Kepala Bidang Pencegahan dan Pengendalian Penyakit (P2) pada Dinkes Pandeglang, Dian Handayani, menjelaskan bahwa kasus TBC yang ditemukan tahun ini baru mencapai 62 persen dari target penemuan tahun 2025 yang ditetapkan sebanyak 5.933 orang.
Meski demikian, Dian yakin, capaian temuan kasus TBC tahun ini masih lebih rendah dibandingkan tahun 2024.
Ia menilai, temuan kasus TBC tersebut disebabkan oleh rendahnya kesadaran masyarakat untuk memeriksakan diri secara tuntas ketika mengalami gejala TBC.

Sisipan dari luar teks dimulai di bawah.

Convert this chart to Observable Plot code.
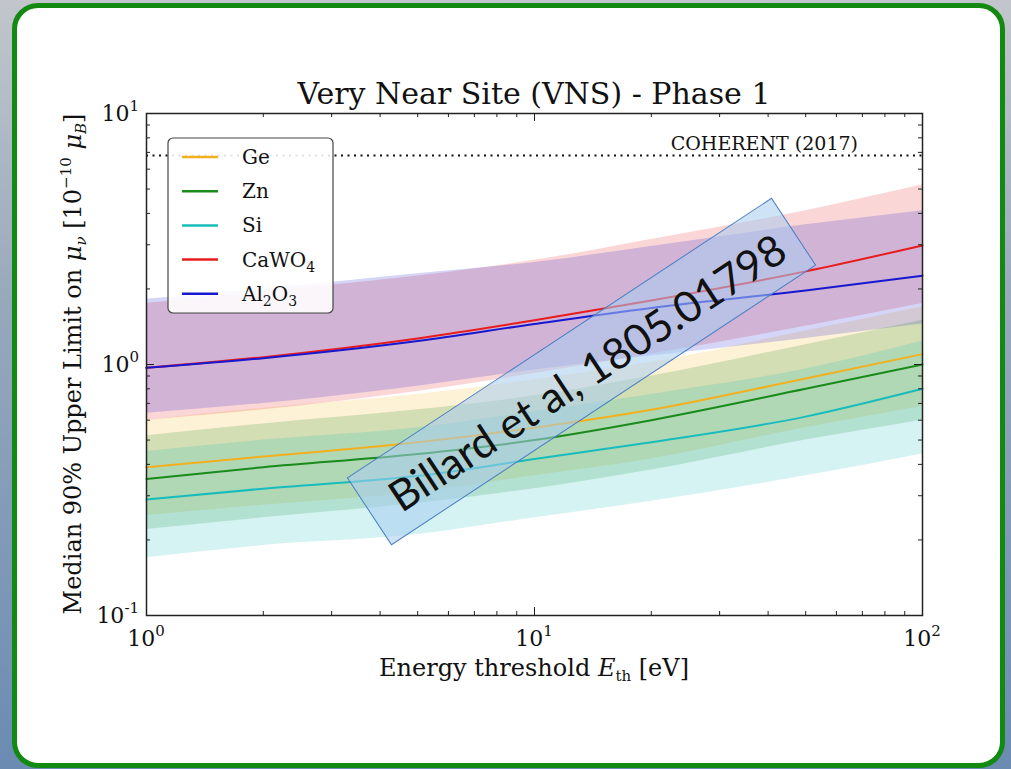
<!DOCTYPE html>
<html><head><meta charset="utf-8">
<script src="https://cdn.jsdelivr.net/npm/d3@7"></script>
<script src="https://cdn.jsdelivr.net/npm/@observablehq/plot@0.6"></script>
<style>
html,body{margin:0;padding:0;width:1011px;height:769px;overflow:hidden}
body{background:linear-gradient(to bottom,#c2c6cc 0%,#97a8bc 40%,#6b8bb3 100%);position:relative}
#card{position:absolute;left:12px;top:3px;width:983px;height:755px;border:5px solid #128a12;border-radius:26px;background:#fff}
#chart{position:absolute;left:0;top:0}
</style></head><body><div id="card"></div><div id="chart"></div>
<script>
// ---- data ----
const energy = [1, 2, 5, 10, 20, 50, 100];
const names = ["Ge", "Zn", "Si", "CaWO4", "Al2O3"];
const colors = ["#f2b01e", "#1a8a1a", "#18bcbc", "#e81c1c", "#1818d0"];
const geMed = [0.39, 0.43, 0.49, 0.56, 0.66, 0.88, 1.10];
const geLo  = [0.25, 0.275, 0.31, 0.36, 0.42, 0.56, 0.68];
const geHi  = [0.60, 0.67, 0.76, 0.87, 1.02, 1.36, 1.70];
const znMed = [0.35, 0.39, 0.44, 0.50, 0.60, 0.80, 1.00];
const znLo  = [0.22, 0.245, 0.28, 0.32, 0.38, 0.50, 0.60];
const znHi  = [0.52, 0.58, 0.66, 0.75, 0.90, 1.20, 1.50];
const siMed = [0.29, 0.32, 0.36, 0.42, 0.49, 0.62, 0.80];
const siLo  = [0.17, 0.19, 0.21, 0.245, 0.285, 0.36, 0.44];
const siHi  = [0.45, 0.50, 0.56, 0.65, 0.76, 0.96, 1.24];
const cawMed = [0.97, 1.07, 1.27, 1.50, 1.80, 2.35, 2.98];
const cawLo  = [0.60, 0.66, 0.78, 0.92, 1.10, 1.42, 1.75];
const cawHi  = [1.75, 1.95, 2.25, 2.60, 3.15, 4.10, 5.20];
const alMed = [0.97, 1.06, 1.24, 1.45, 1.68, 1.97, 2.26];
const alLo  = [0.64, 0.70, 0.82, 0.95, 1.08, 1.27, 1.45];
const alHi  = [1.82, 2.00, 2.30, 2.55, 2.95, 3.60, 4.10];
const coherentLimit = 6.8;
const xMajor = [1, 10, 100];
const xMinor = [2,3,4,5,6,7,8,9,20,30,40,50,60,70,80,90];
const yMajor = [0.1, 1, 10];
const yMinor = [0.2,0.3,0.4,0.5,0.6,0.7,0.8,0.9,2,3,4,5,6,7,8,9];

const meds = [geMed, znMed, siMed, cawMed, alMed];
const los = [geLo, znLo, siLo, cawLo, alLo];
const his = [geHi, znHi, siHi, cawHi, alHi];
const rows = names.flatMap((n, k) => energy.map((e, i) => ({name: n, E: e, m: meds[k][i], lo: los[k][i], hi: his[k][i]})));

const W = 1011, H = 769, mL = 146, mR = 89, mT = 113, mB = 154;
const fh = H - mT - mB, fw = W - mL - mR;
const serif = "'DejaVu Serif', 'Liberation Serif', serif";

const chart = Plot.plot({
  width: W, height: H,
  marginLeft: mL, marginRight: mR, marginTop: mT, marginBottom: mB,
  style: {background: "transparent", fontFamily: serif, overflow: "visible"},
  x: {type: "log", domain: [1, 100], axis: null},
  y: {type: "log", domain: [0.1, 10], axis: null},
  color: {domain: names, range: colors},
  marks: [
    Plot.areaY(rows, {x: "E", y1: "lo", y2: "hi", fill: "name", fillOpacity: 0.18, curve: "monotone-x"}),
    Plot.ruleY([coherentLimit], {stroke: "#111", strokeWidth: 2, strokeDasharray: "2,4.5"}),
    Plot.line(rows, {x: "E", y: "m", stroke: "name", strokeWidth: 2, curve: "monotone-x"}),
    Plot.frame({stroke: "#222", strokeWidth: 1.5}),
    Plot.tickX(xMajor, {x: d => d, insetTop: fh - 8, stroke: "#222"}),
    Plot.tickX(xMajor, {x: d => d, insetBottom: fh - 8, stroke: "#222"}),
    Plot.tickX(xMinor, {x: d => d, insetTop: fh - 4, stroke: "#222"}),
    Plot.tickX(xMinor, {x: d => d, insetBottom: fh - 4, stroke: "#222"}),
    Plot.tickY(yMajor, {y: d => d, insetRight: fw - 8, stroke: "#222"}),
    Plot.tickY(yMajor, {y: d => d, insetLeft: fw - 8, stroke: "#222"}),
    Plot.tickY(yMinor, {y: d => d, insetRight: fw - 4, stroke: "#222"}),
    Plot.tickY(yMinor, {y: d => d, insetLeft: fw - 4, stroke: "#222"})
  ]
});
document.getElementById("chart").appendChild(chart);

const sx = chart.scale("x"), sy = chart.scale("y");
const svg = d3.select(chart);
const g = svg.append("g").attr("font-family", serif).attr("fill", "#111").attr("text-anchor", "start");

// tick labels
xMajor.forEach(v => {
  const t = g.append("text").attr("x", sx.apply(v)).attr("y", H - mB + 31).attr("text-anchor", "middle").attr("font-size", 22);
  t.append("tspan").text("10");
  t.append("tspan").attr("font-size", 15).attr("dy", -10).text(String(Math.round(Math.log10(v))));
});
yMajor.forEach(v => {
  const t = g.append("text").attr("x", mL - 7).attr("y", sy.apply(v) + 8).attr("text-anchor", "end").attr("font-size", 22);
  t.append("tspan").text("10");
  t.append("tspan").attr("font-size", 15).attr("dy", -10).text(String(Math.round(Math.log10(v))));
});

// title
g.append("text").attr("x", mL + fw / 2).attr("y", 104).attr("text-anchor", "middle").attr("font-size", 30).text("Very Near Site (VNS) - Phase 1");

// x label
{
  const t = g.append("text").attr("x", mL + fw / 2).attr("y", 676).attr("text-anchor", "middle").attr("font-size", 24);
  t.append("tspan").text("Energy threshold ");
  t.append("tspan").attr("font-style", "italic").text("E");
  t.append("tspan").attr("font-size", 15).attr("dy", 5).text("th");
  t.append("tspan").attr("dy", -5).text(" [eV]");
}
// y label
{
  const t = g.append("text").attr("transform", `translate(81,${mT + fh / 2}) rotate(-90)`).attr("text-anchor", "middle").attr("font-size", 24);
  t.append("tspan").text("Median 90% Upper Limit on ");
  t.append("tspan").attr("font-style", "italic").text("μ");
  t.append("tspan").attr("font-size", 15).attr("font-style", "italic").attr("dy", 5).text("ν");
  t.append("tspan").attr("dy", -5).text(" [10");
  t.append("tspan").attr("font-size", 15).attr("dy", -10).text("−10");
  t.append("tspan").attr("dy", 10).text(" ");
  t.append("tspan").attr("font-style", "italic").text("μ");
  t.append("tspan").attr("font-size", 15).attr("font-style", "italic").attr("dy", 5).text("B");
  t.append("tspan").attr("dy", -5).text("]");
}
// COHERENT label
g.append("text").attr("x", 858).attr("y", sy.apply(coherentLimit) - 5).attr("text-anchor", "end").attr("font-size", 19).text("COHERENT (2017)");

// legend
{
  const lg = svg.append("g").attr("font-family", serif).attr("text-anchor", "start");
  lg.append("rect").attr("x", 168).attr("y", 138).attr("width", 165).attr("height", 175).attr("rx", 5)
    .attr("fill", "rgba(255,255,255,0.88)").attr("stroke", "#444").attr("stroke-width", 1.2);
  const labelParts = {
    "Ge": [["Ge", 0]], "Zn": [["Zn", 0]], "Si": [["Si", 0]],
    "CaWO4": [["CaWO", 0], ["4", 1]], "Al2O3": [["Al", 0], ["2", 1], ["O", 0], ["3", 1]]
  };
  names.forEach((n, i) => {
    const y = 157 + i * 34.2;
    lg.append("line").attr("x1", 182).attr("x2", 218).attr("y1", y).attr("y2", y).attr("stroke", colors[i]).attr("stroke-width", 2.5);
    const t = lg.append("text").attr("x", 242).attr("y", y + 7).attr("font-size", 20).attr("fill", "#111");
    let sub = 0;
    labelParts[n].forEach(([s, isSub]) => {
      const dy = isSub && !sub ? 5 : (!isSub && sub ? -5 : 0);
      t.append("tspan").attr("dy", dy).attr("font-size", isSub ? 14 : 20).text(s);
      sub = isSub;
    });
  });
}

// annotation overlay
{
  const a = svg.append("g").attr("transform", "translate(581.5,371.5) rotate(-33.4)");
  a.append("rect").attr("x", -254).attr("y", -40).attr("width", 508).attr("height", 80)
    .attr("fill", "rgba(168,204,240,0.55)").attr("stroke", "#4a7fc0").attr("stroke-width", 1);
  a.append("text").attr("x", 4).attr("y", 3).attr("text-anchor", "middle").attr("dominant-baseline", "central")
    .attr("font-family", "Lato, 'Open Sans', sans-serif").attr("font-size", 43).attr("fill", "#111")
    .text("Billard et al, 1805.01798");
}
</script></body></html>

“Untuk tahun ini memang sedikit lebih rendah dibanding tahun lalu. Salah satu penyebabnya karena masyarakat yang sudah diberi pot dahak oleh dokter untuk pemeriksaan laboratorium tidak semuanya mengembalikan. Padahal itu penting untuk memastikan diagnosis TBC,” ungkapnya, Kamis, 9 Oktober 2025.
Dian menambahkan, penemuan kasus TBC tertinggi tercatat di Puskesmas Sobang. Namun, hal itu justru dinilai positif karena menunjukkan kinerja deteksi dini yang efektif di wilayah tersebut.

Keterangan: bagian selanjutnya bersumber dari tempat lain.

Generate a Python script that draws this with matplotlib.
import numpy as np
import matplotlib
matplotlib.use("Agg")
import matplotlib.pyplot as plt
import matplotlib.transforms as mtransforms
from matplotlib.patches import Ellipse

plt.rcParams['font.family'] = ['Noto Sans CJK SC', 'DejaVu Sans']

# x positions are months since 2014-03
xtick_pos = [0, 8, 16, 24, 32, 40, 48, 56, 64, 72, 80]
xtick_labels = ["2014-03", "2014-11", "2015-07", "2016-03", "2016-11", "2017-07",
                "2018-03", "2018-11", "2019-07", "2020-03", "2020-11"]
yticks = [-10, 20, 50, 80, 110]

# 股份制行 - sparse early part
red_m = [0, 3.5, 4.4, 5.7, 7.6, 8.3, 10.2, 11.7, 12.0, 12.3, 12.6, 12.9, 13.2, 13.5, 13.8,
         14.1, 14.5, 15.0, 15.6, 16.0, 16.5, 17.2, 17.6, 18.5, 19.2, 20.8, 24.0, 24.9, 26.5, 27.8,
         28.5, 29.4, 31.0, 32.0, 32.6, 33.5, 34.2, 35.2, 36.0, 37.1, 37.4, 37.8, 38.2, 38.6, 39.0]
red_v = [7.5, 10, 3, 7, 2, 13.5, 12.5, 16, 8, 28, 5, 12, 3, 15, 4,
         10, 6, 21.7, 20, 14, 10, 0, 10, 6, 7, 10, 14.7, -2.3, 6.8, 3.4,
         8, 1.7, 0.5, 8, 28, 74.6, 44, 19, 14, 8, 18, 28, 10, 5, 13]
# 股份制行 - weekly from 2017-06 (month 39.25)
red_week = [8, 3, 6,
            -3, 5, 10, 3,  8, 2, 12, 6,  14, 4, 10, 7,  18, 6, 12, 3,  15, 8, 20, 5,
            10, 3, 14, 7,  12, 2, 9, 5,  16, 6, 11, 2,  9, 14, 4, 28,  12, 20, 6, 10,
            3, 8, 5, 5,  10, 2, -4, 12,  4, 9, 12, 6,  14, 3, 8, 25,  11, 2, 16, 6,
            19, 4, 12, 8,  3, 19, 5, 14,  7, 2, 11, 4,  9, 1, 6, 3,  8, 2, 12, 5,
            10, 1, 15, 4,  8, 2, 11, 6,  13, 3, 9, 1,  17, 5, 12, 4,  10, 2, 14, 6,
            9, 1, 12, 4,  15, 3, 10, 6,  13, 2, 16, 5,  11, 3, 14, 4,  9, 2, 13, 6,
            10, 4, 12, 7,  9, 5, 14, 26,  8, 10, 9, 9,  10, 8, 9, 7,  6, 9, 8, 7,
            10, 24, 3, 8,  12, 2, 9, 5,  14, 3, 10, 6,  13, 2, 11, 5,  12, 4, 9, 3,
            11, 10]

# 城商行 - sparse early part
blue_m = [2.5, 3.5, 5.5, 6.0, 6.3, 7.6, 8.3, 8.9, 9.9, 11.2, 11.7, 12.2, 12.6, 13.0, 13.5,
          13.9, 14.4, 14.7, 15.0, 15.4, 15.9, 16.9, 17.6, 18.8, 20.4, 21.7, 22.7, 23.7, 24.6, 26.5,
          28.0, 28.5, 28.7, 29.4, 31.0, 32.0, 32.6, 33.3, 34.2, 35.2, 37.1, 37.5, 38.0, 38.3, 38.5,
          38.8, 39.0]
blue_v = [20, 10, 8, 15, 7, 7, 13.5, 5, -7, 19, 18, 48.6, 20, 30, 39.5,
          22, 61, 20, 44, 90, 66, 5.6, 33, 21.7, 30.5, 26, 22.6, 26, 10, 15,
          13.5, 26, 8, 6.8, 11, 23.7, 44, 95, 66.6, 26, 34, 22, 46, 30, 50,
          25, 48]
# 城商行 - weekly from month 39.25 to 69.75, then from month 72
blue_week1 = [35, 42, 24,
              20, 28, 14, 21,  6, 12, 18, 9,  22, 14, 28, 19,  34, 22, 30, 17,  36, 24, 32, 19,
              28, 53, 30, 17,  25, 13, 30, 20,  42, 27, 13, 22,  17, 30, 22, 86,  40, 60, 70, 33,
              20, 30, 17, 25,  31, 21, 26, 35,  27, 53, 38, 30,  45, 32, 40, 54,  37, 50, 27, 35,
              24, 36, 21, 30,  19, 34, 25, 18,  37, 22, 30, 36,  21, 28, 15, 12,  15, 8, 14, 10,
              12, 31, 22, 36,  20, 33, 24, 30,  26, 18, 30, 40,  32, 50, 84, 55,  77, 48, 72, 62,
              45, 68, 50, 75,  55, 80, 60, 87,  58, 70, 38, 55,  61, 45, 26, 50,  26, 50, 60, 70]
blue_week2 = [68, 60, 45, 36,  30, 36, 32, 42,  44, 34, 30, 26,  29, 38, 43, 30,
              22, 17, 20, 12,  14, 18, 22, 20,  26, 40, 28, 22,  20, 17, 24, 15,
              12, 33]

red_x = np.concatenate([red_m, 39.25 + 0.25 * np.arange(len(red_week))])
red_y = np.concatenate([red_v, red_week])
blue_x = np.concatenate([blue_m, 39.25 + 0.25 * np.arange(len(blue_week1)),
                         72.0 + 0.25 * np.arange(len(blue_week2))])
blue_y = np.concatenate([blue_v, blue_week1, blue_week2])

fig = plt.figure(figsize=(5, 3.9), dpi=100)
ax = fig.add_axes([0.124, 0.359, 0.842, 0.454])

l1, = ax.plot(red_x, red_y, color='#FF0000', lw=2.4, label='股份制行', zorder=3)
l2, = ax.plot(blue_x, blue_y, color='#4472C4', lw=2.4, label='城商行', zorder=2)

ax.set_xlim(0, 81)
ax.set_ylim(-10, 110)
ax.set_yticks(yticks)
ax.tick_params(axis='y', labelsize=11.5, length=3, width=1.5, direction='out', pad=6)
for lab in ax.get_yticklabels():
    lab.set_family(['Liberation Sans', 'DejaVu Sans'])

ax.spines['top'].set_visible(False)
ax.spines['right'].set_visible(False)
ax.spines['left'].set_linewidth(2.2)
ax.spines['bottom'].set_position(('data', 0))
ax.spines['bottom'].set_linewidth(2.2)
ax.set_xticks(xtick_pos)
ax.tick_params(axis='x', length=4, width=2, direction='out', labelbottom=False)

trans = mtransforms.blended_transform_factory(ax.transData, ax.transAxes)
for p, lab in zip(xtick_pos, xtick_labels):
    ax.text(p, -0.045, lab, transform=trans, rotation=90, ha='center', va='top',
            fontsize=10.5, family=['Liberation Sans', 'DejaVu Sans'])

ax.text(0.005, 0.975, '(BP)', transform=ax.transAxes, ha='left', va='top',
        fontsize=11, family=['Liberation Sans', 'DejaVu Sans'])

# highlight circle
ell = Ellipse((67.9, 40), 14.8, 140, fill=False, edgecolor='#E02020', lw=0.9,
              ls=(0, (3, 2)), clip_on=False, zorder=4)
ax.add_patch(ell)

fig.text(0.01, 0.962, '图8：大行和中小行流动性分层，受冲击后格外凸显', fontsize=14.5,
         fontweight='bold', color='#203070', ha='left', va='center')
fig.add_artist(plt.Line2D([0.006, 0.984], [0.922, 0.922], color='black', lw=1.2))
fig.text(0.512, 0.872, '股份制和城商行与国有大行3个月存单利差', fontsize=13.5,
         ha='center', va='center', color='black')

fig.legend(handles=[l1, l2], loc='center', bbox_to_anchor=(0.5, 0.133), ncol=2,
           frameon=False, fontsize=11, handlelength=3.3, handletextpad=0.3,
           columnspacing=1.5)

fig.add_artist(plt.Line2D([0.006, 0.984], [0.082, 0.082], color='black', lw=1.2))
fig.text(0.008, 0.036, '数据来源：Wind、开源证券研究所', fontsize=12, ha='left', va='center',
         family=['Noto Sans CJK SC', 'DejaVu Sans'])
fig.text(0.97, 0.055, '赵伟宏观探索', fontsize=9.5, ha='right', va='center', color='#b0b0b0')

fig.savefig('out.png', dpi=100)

Ia menjelaskan, pemeriksaan dahak merupakan langkah utama dalam memastikan seseorang terinfeksi TBC atau tidak.
Sayangnya, sebagian masyarakat enggan melakukannya karena dianggap sulit dan merepotkan.
“Mengeluarkan dahak itu sebenarnya paling mudah dilakukan pagi hari. Tapi banyak yang merasa kesulitan atau sibuk, sehingga tidak mengembalikan sampelnya,” tuturnya.

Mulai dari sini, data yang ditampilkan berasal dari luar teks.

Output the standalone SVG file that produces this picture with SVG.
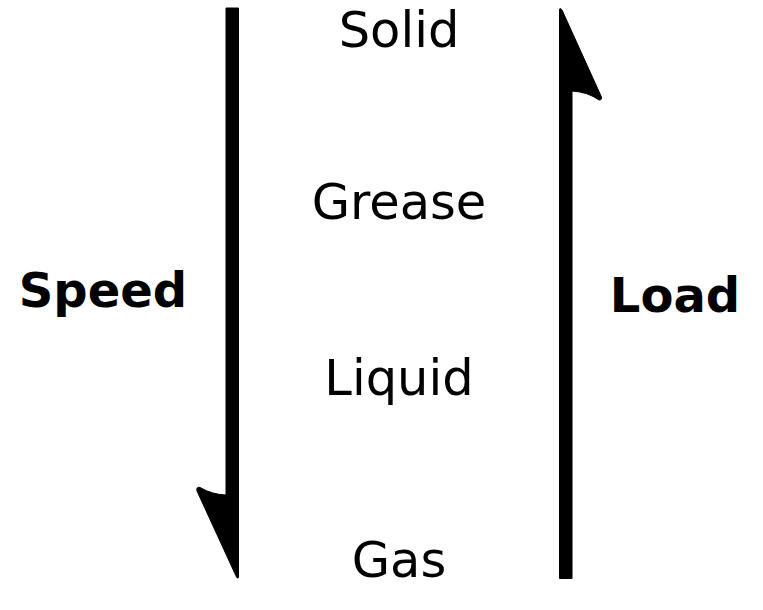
<svg xmlns="http://www.w3.org/2000/svg" width="763" height="610" viewBox="0 0 763 610">
<style>
  .lbl { font-family: "DejaVu Sans", Verdana, sans-serif; font-size: 49.5px; fill: #000; text-anchor: middle; }
  .bold { font-weight: bold; font-size: 48px; }
  .arrow { fill: #000; stroke: #000; stroke-width: 1; stroke-linejoin: round; }
</style>
<rect width="763" height="610" fill="#fff"/>
<g id="connectors">
  <path id="speed-arrow" class="arrow" d="M226,8 L238.5,8 L238.5,577.5 Q237.5,579 236.5,577 L197,491 Q196,486.5 200,487.5 Q212,494.5 226,495 Z"/>
  <path id="load-arrow" class="arrow" d="M559.5,578.5 L572,578.5 L572,91 Q588,92 599,100 Q603,100 601,96 L562,10 Q559.5,7 559.5,10 Z"/>
</g>
<g id="node-solid"><text class="lbl" x="399" y="47">Solid</text></g>
<g id="node-grease"><text class="lbl" x="399" y="219">Grease</text></g>
<g id="node-liquid"><text class="lbl" x="399" y="395">Liquid</text></g>
<g id="node-gas"><text class="lbl" x="399" y="577">Gas</text></g>
<g id="node-speed"><text class="lbl bold" x="103" y="307">Speed</text></g>
<g id="node-load"><text class="lbl bold" x="675" y="312">Load</text></g>
</svg>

Dinkes Pandeglang optimistis, target penemuan kasus bisa tercapai hingga akhir tahun.
Dian menegaskan, semakin banyak kasus TBC yang ditemukan, maka penularan penyakit ini bisa lebih cepat dikendalikan.
“Harapan kami sampai akhir tahun bisa mencapai 100 persen dari target. Kalau kasusnya ditemukan, kan bisa segera diobati agar tidak menular ke orang lain,” tambahnya.
Dian juga menyebutkan, tingkat kepatuhan pasien TBC di Pandeglang cukup tinggi. Sebagian besar pasien mau menjalani pengobatan gratis yang disediakan pemerintah di fasilitas kesehatan.
“Masa pengobatan TBC biasanya 6 bulan sampai 1 tahun, tergantung kondisi pasien. Mereka datang ke faskes sebulan sekali untuk kontrol. Rata-rata bisa sembuh kalau patuh minum obat,” jelasnya.
Selain layanan di dalam gedung, Dinkes Pandeglang juga aktif menjalankan program Cek Kesehatan Gratis (CKG) yang mencakup skrining TBC bagi masyarakat bergejala.
Jika hasil skrining menunjukkan indikasi TBC, pasien akan dirujuk ke laboratorium untuk pemeriksaan dahak menggunakan Tes Cepat Molekuler (TCM).
Tahun ini, Dinkes Pandeglang juga mendapat dukungan dari Pemerintah Pusat dan lembaga internasional.
Bantuan tersebut meliputi lebih dari 30 ribu cartridge TCM, obat-obatan, serta dukungan dari Global Fund dan NGO Pena Bulu.
“Cartridge TCM ini digunakan untuk pemeriksaan dahak dengan alat TCM. Selain itu, ada juga dukungan dari Pena Bulu melalui program P60 yang menjangkau pasien-pasien TBC resisten obat,” ungkap Dian.
Menurutnya, pasien TBC resisten obat membutuhkan pendampingan intensif karena pengobatannya lebih lama dan kompleks.
“Pasien resisten obat ini sudah tidak mempan dengan obat-obatan lini pertama. Biasanya karena perilaku minum obat yang tidak teratur,” katanya.
Dian berharap kerja sama antara pemerintah, tenaga kesehatan, dan masyarakat terus diperkuat agar target eliminasi TBC di Pandeglang bisa segera tercapai.
“Kami ingin masyarakat lebih sadar untuk memeriksakan diri ketika mengalami batuk berkepanjangan. TBC bisa disembuhkan jika ditangani dengan benar dan tepat waktu,” pungkasnya.